Scaling & Bottlenecks

Elasticsearch indexing throughput bottlenecks at ~100,000 documents/second per hot shard. With 1 million events/second and 10-node Elasticsearch cluster with 10 shards per index, each shard receives 10,000 documents/second — within capacity. Refresh interval increased to 30 seconds (vs. default 1 second) during high-ingestion periods improves bulk indexing throughput by 5x at the cost of 30-second search visibility latency.

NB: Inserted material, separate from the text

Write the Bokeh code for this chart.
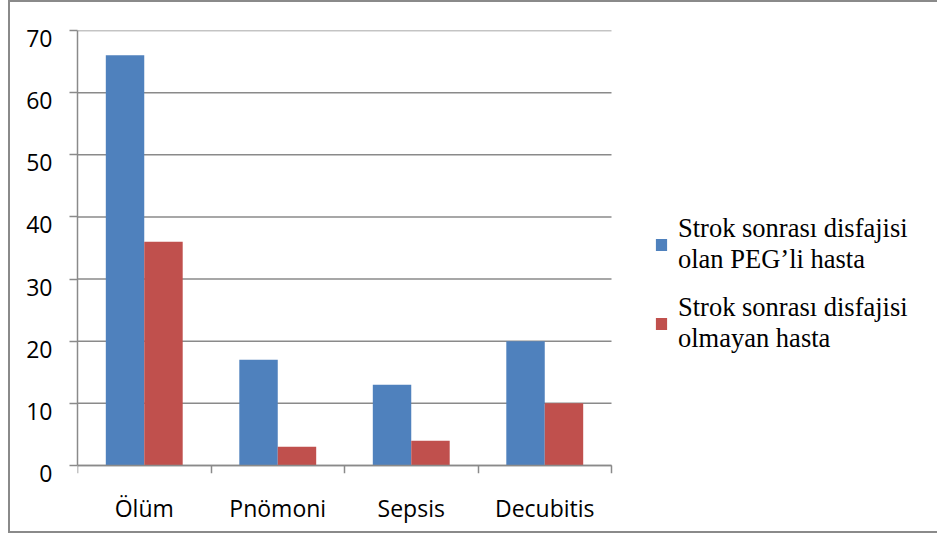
from bokeh.plotting import figure
from bokeh.models import (ColumnDataSource, Range1d, LinearAxis, LinearScale,
                          FixedTicker, Grid, Legend, LegendItem)
from bokeh.transform import dodge
from bokeh.embed import file_html
from bokeh.resources import INLINE

# ---- data ----
categories = ["Ölüm", "Pnömoni", "Sepsis", "Decubitis"]
peg_values = [66, 17, 13, 20]
no_dys_values = [36, 3, 4, 10]
series_names = ["Strok sonrası disfajisi\nolan PEG’li hasta",
                "Strok sonrası disfajisi\nolmayan hasta"]
y_ticks = [0, 10, 20, 30, 40, 50, 60, 70]
y_tick_labels = ["0", "10", "20", "30", "40", "50", "60", "70"]

W, H = 929, 533
GRAY = "#8a8a8a"
BLUE = "#4F81BD"
RED = "#C0504D"
SANS = "Open Sans"
SERIF = "Liberation Serif"

# layout (canvas px)
LEFT, TOP, BOTTOM = 69, 30, 60
PLOT_W = 534            # width of the category area
PLOT_H = 435            # height of 0..70
EXT = 8                 # frame extension below zero (px)
n = len(categories)
ymax = 70
frame_w = W - LEFT
d = EXT * ymax / PLOT_H
x_end = n * frame_w / PLOT_W

centers = [i + 0.5 for i in range(n)]
src = ColumnDataSource(dict(x=centers, cat=categories, peg=peg_values, nod=no_dys_values))
grid_src = ColumnDataSource(dict(y=y_ticks, x0=[0] * len(y_ticks), x1=[n] * len(y_ticks)))

p = figure(width=W, height=H, output_backend="svg", toolbar_location=None,
           x_range=Range1d(0, x_end), y_range=Range1d(-d, ymax),
           x_axis_location=None, y_axis_location=None,
           min_border_left=LEFT, min_border_right=0, min_border_top=TOP, min_border_bottom=BOTTOM)
p.margin = (0, 0, 0, 8)
p.styles = {"box-shadow": "inset 2px 0 0 0 #8a8a8a, inset 0 2px 0 0 #8a8a8a, inset 0 -2px 0 0 #8a8a8a"}
p.outline_line_color = None
p.background_fill_color = None
p.border_fill_color = None
p.center = [r for r in p.center if not isinstance(r, Grid)]

p.extra_y_ranges = {"ylab": Range1d(0, ymax + d)}
p.extra_y_scales = {"ylab": LinearScale()}

# gridlines over the category area
p.segment(x0="x0", x1="x1", y0="y", y1="y", source=grid_src, line_color=GRAY, line_width=1.5)

# main y axis: line + outside ticks, no labels
yaxis = LinearAxis(ticker=FixedTicker(ticks=y_ticks), bounds=(0, ymax),
                   axis_line_color=GRAY, axis_line_width=1.5,
                   major_tick_line_color=GRAY, major_tick_line_width=1.5,
                   major_tick_out=8, major_tick_in=0, minor_tick_line_color=None,
                   major_label_overrides={v: "" for v in y_ticks}, major_label_standoff=0)
p.add_layout(yaxis, "left")

# label y axis (labels sit a little below their gridline)
ylab = LinearAxis(y_range_name="ylab", ticker=FixedTicker(ticks=y_ticks),
                  axis_line_color=None, major_tick_line_color=None, minor_tick_line_color=None,
                  major_tick_out=0, major_tick_in=0,
                  major_label_overrides={v: t for v, t in zip(y_ticks, y_tick_labels)},
                  major_label_text_font=SANS, major_label_text_font_size="23px",
                  major_label_text_color="black", major_label_standoff=17)
p.add_layout(ylab, "left")

# x axis at zero with ticks at category edges
edges = list(range(n + 1))
xedges = LinearAxis(ticker=FixedTicker(ticks=edges), bounds=(0, n), fixed_location=0,
                    axis_line_color=GRAY, axis_line_width=1.5,
                    major_tick_line_color=GRAY, major_tick_line_width=1.5,
                    major_tick_out=8, major_tick_in=0, minor_tick_line_color=None,
                    major_label_overrides={i: "" for i in edges},
                    major_label_standoff=0)
p.add_layout(xedges, "below")

# x category label axis
xcat = LinearAxis(ticker=FixedTicker(ticks=centers),
                  axis_line_color=None, major_tick_line_color=None, major_tick_out=0,
                  major_tick_in=0, minor_tick_line_color=None,
                  major_label_overrides={c: name for c, name in zip(centers, categories)},
                  major_label_text_font=SANS, major_label_text_font_size="23px",
                  major_label_text_color="black", major_label_standoff=18)
p.add_layout(xcat, "below")

r1 = p.vbar(x=dodge("x", -0.144), top="peg", width=0.288, source=src,
            fill_color=BLUE, line_color=None)
r2 = p.vbar(x=dodge("x", 0.144), top="nod", width=0.288, source=src,
            fill_color=RED, line_color=None)

legend = Legend(items=[LegendItem(label=series_names[0], renderers=[r1]),
                       LegendItem(label=series_names[1], renderers=[r2])],
                location=(577, 119), orientation="vertical",
                padding=0, margin=0, spacing=17,
                glyph_width=14, glyph_height=15, label_standoff=10,
                label_text_font=SERIF, label_text_font_size="26.5px",
                label_text_line_height=1.7, label_text_color="black",
                background_fill_alpha=0, border_line_color=None)
p.add_layout(legend, "center")

open("out.html", "w").write(file_html(p, INLINE))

Kafka consumer lag during traffic spikes can delay Elasticsearch indexing. A Kafka consumer group with 30 consumers (matching the number of Kafka partitions) provides maximum parallelism for indexing. Dead letter queue consumers handle events that fail Elasticsearch indexing (schema mismatches, index capacity issues) for reprocessing after the issue is resolved.

Key Trade-offs

Elasticsearch for search vs. raw S3 with Athena: Elasticsearch provides 5-second search over 90 days; S3 + Athena can query petabytes but at 30–60 second latency for full scans. A hybrid approach uses Elasticsearch for recent data and Athena for historical queries.
At-least-once vs. exactly-once delivery: Exactly-once audit log delivery requires Kafka transactions and idempotent consumers, adding complexity; at-least-once with deduplication by event_id achieves the same correctness for audit purposes since duplicate events are detectable and removable.
Client-side SDK vs. sidecar agent: In-process SDK has lower latency but requires library adoption by every service; a sidecar agent (eBPF-based syscall capture or service mesh interception) can capture audit events transparently but with higher overhead.
Real-time alerting vs. batch analysis: Real-time Flink-based detection catches threats within seconds but requires stateful stream processing infrastructure; batch analytics (daily anomaly detection jobs) are simpler but miss threats that unfold within a day.